Abstract

ANDERS IN THE FIFTY STATES: SOME APPELLANTS' EQUAL PROTECTION IS MORE EQUAL THAN OTHERS'

MARTHA C. WARNER

Copyright 1996 Florida State University Law Review

A continuing source of frustration for the appellate judge is the review of appeals by indigent defendants whose appointed counsel can find no meritorious issues and files what is referred to as an Anders brief, required by the U.S. Supreme Court's holding in Anders v. California. These appeals raise several problems for the appellate court. They require the devotion of court resources and time to appeals already deemed by counsel to have no merit; they require the court to review the record much more meticulously than in appeals raising meritorious issues; and they demand that the court raise, sua sponte, any issues that it deems arguably meritorious, even when counsel has not briefed those issues. In this respect, the appellate court treats this class of appeals in a significantly different way from other appeals.

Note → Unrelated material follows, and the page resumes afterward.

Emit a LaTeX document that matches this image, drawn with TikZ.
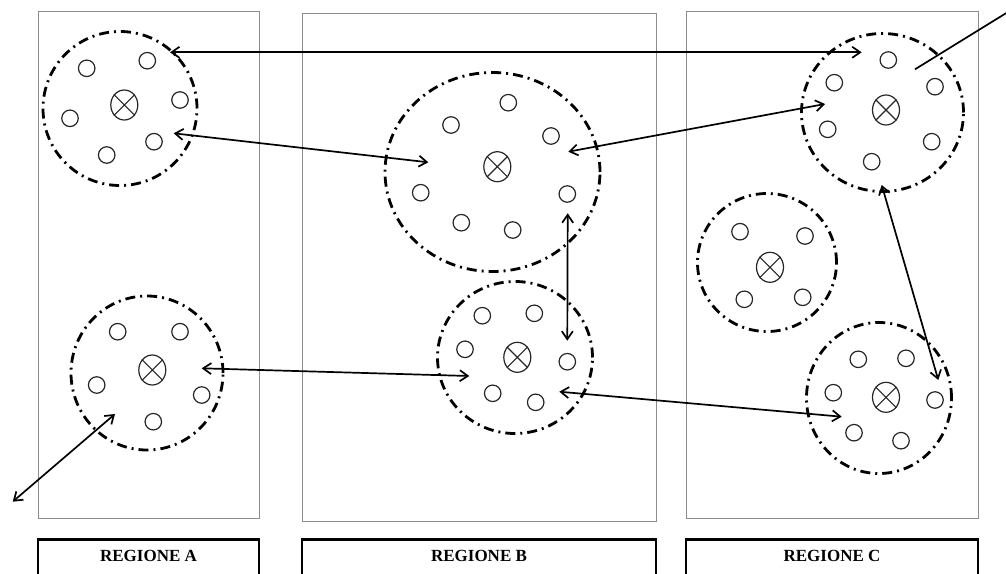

Because of these and other difficulties, several state appellate courts have adopted alternative procedures to avoid the Anders dilemma, while others have struggled with its application. The purpose of this Article is to examine what Anders and its progeny have required of state appellate courts, to determine how Anders has been applied in those courts, and to suggest some solutions to the problems Anders raises for the courts.